An Exact Probability Metric for Decision Tree Splitting and Stopping
Pre-proceedings of the Fifth International Workshop on Artificial Intelligence and Statistics, PMLR R0:379-385, 1995.
ID3’s information gain heuristic  is well-known to be biased towards multi-valued attributes. This bias is only partially compensated by the gain ratio used in C4.5 . Several alternatives have been proposed, notably orthogonality , and Beta . Gain ratio and orthogonality are strongly correlated, and all of the metrics share a common bias towards splits with one or more small expected values, under circumstances where the split likely ocurred by chance. Both classical and Bayesian statistics lead to the multiple hypergeometric distribution as the posterior probability of the null hypothesis.
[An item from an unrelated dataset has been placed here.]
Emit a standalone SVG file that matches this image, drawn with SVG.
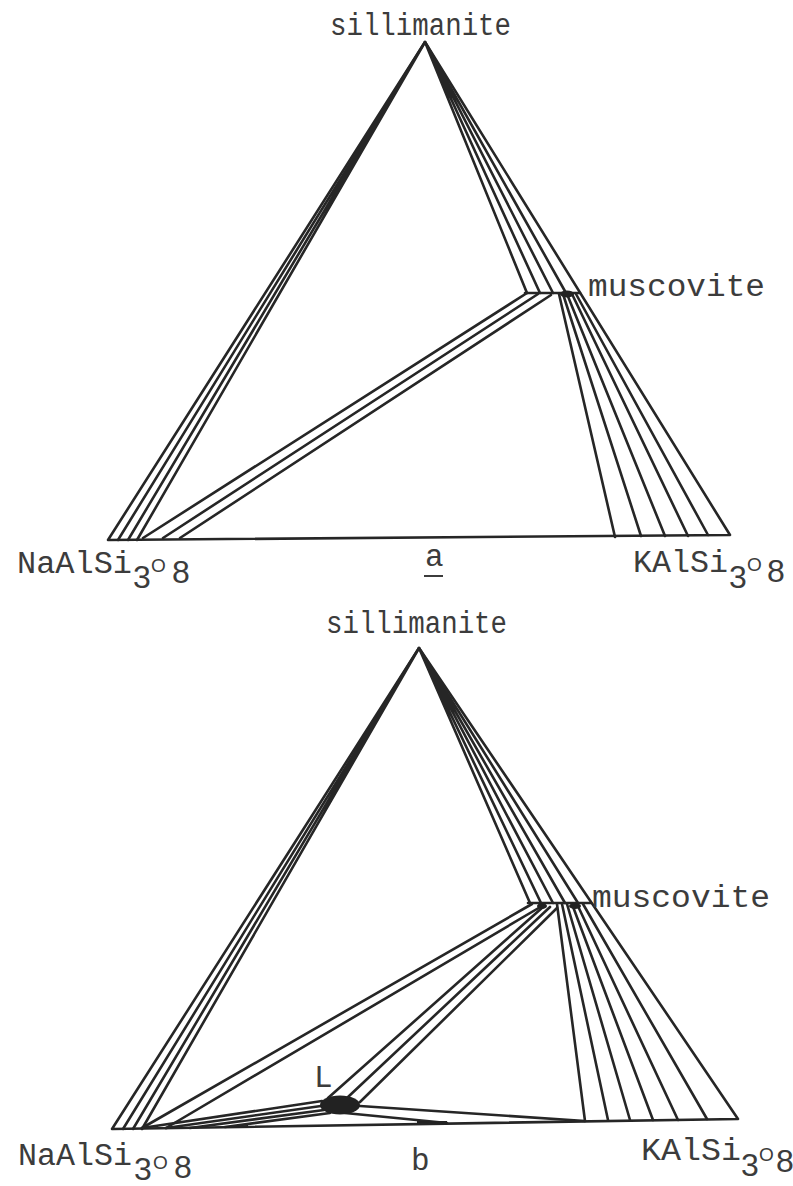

Both gain and the chi-squared significance test are shown to arise in asymptotic approximations to the hypergeometric, revealing similar criteria for admissibility and showing the nature of their biases. Previous failures to find admissible stopping rules in CART [3, pp 59-66] and ID3 [20, pp 36-37] are traced to coupling these biased approximations with one another or with arbitrary thresholds; problems which are overcome by the hypergeometric. Empirical results show that pre-pruning should be done, as trees pruned in this way are simpler, more efficient, and no less accurate than unpruned trees. Average training time is reduced by up to $30 %$, and expensive post-pruning avoided.